Entrance to the exhibition
The little ash-grey brain cells start leaving us the minute we're born and by middle age they've
taken early redundancy and when we're OLD they've emigrated in droves to wherever brain cells go when they're not in our skulls. The stubborn handful which remain to await final expulsion are just about capable of turning on the tv or perhaps taking up a hobby that doesn't take up too much room or make a mess.
This, in an exaggerated nutshell, is what scientists, academics and other highly qualified authorities assert is fact. Some of them have also done research which proves that ground-breaking innovation in art, as in other areas of human creativity, happens, when it happens, only in the young. The rain in Spain stays mainly in the plain.

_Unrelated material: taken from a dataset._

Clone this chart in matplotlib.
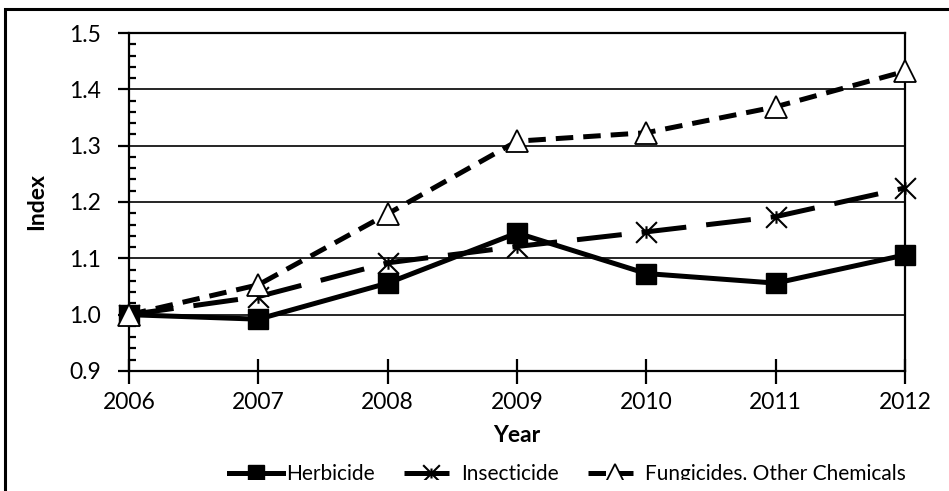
import matplotlib
matplotlib.use("Agg")
import matplotlib.pyplot as plt
from matplotlib.path import Path
from matplotlib.patches import Rectangle
from matplotlib.ticker import MultipleLocator, FormatStrFormatter

years = [2006, 2007, 2008, 2009, 2010, 2011, 2012]
herbicide = [1.000, 0.992, 1.056, 1.145, 1.073, 1.056, 1.106]
insecticide = [1.000, 1.032, 1.092, 1.121, 1.147, 1.174, 1.225]
fungicides = [1.000, 1.053, 1.179, 1.308, 1.323, 1.369, 1.432]
series_names = ["Herbicide", "Insecticide", "Fungicides, Other Chemicals"]

plt.rcParams['font.family'] = ['Lato', 'DejaVu Sans']
FS = 16.5

fig = plt.figure(figsize=(9.49, 4.91), dpi=100)
ax = fig.add_axes([129/949, 1-371/491, (905-129)/949, (371-33)/491])

star = Path([(-1, -1), (1, 1), (-1, 1), (1, -1), (0, -0.6), (0, 0.6)],
            [Path.MOVETO, Path.LINETO, Path.MOVETO, Path.LINETO, Path.MOVETO, Path.LINETO])

ax.plot(years, herbicide, color='black', lw=3.6, marker='s', ms=14,
        mfc='black', mec='black', label=series_names[0], zorder=3, clip_on=False)
ax.plot(years, insecticide, color='black', lw=3.6, dashes=(9, 4), marker=star, ms=15,
        mec='black', mew=1.5, label=series_names[1], zorder=4, clip_on=False)
ax.plot(years, fungicides, color='black', lw=3.6, dashes=(3.5, 2), marker='^', ms=16,
        mfc='white', mec='black', mew=1.3, label=series_names[2], zorder=5, clip_on=False)

ax.set_xlim(2006, 2012)
ax.set_ylim(0.9, 1.5)
ax.set_xticks(years)
ax.yaxis.set_major_locator(MultipleLocator(0.1))
ax.yaxis.set_minor_locator(MultipleLocator(0.02))
ax.yaxis.set_major_formatter(FormatStrFormatter('%.1f'))
ax.grid(axis='y', which='major', color='black', lw=1.2)
ax.set_axisbelow(True)
for s in ax.spines.values():
    s.set_linewidth(1.6)
    s.set_color('black')
ax.tick_params(axis='y', which='major', direction='out', length=8, width=1.6,
               labelsize=FS, pad=12)
ax.tick_params(axis='y', which='minor', direction='in', length=5, width=1.6)
ax.tick_params(axis='x', which='major', direction='inout', length=18, width=1.6,
               labelsize=FS, pad=6)
ax.set_xlabel("Year", fontsize=FS, fontweight='bold', labelpad=9)
ax.set_ylabel("Index", fontsize=FS, fontweight='bold', labelpad=16)

leg = fig.legend(loc='center', bbox_to_anchor=(0.598, 0.035), ncol=3, frameon=False,
                 fontsize=15, handlelength=2.6, columnspacing=1.4, handletextpad=0.15,
                 markerscale=0.8)

# bottom of the reference picture is cut just under the legend text
fig.patches.append(Rectangle((9/949, 0), 1.0, 11/491, transform=fig.transFigure,
                             facecolor='white', edgecolor='none', zorder=9))
fig.patches.append(Rectangle((5/949, -0.2), 1.2, 1.2 - 9/491, transform=fig.transFigure,
                             fill=False, lw=2.2, edgecolor='black', zorder=10))

fig.savefig("out.png", dpi=100)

In my un-authorised opinion youth is a flexible definition, one that can be stretched like elastic if the pull is strong enough. And the strongest pull of all is creativity itself, if persistently exercised, sustained and nurtured. Which is why certain individuals, Rembrandt for example, throw the facts about ageing out of the window.
Rembrandt, Self-Portrait with Two Circles 1665-69
Old Mastery, such as I was privileged to witness last week in the magnificent National Gallery exhibition of Rembrandt's late work, is proof that brain cells can and will obey the instructions of genius rather than the robotic agenda of nature. He died aged only 63, a mere stripling by modern standards, but the old man who looks out of his uncompromising self-portraits has reached a state of understanding which transcends age and a mastery of his craft which grants him freedom to focus only on what really matters to him - to the genius in him - and to discard the rest.
..In ancient Roman religion, the genius was the individual instance of a general divine nature present in every individual person, place, or thing.
...attendant spirit present from one's birth, innate ability or inclination’, from the Latin root of gignere ‘beget’.
Rembrandt, Self-portrait as the Apostle Paul
Rembrandt, Self-Portrait, 1669 (the year he died).
More than Rembrandt's bold, astonishingly modern handling of oil paint and the miraculous fluency of his drawings and etchings it was the compassionate yet unsentimental truth of the portraits which struck me. Technical virtuosity was always evident throughout his career but it is in these late works that you can feel he has jettisoned all desire to please, to compete or to be 'correct'. His eyes are not looking at the audience, fans or critics, but into himself - the sadness, the losses in his life, his own failings and disillusions - but also beyond himself to the unknown and unknowable.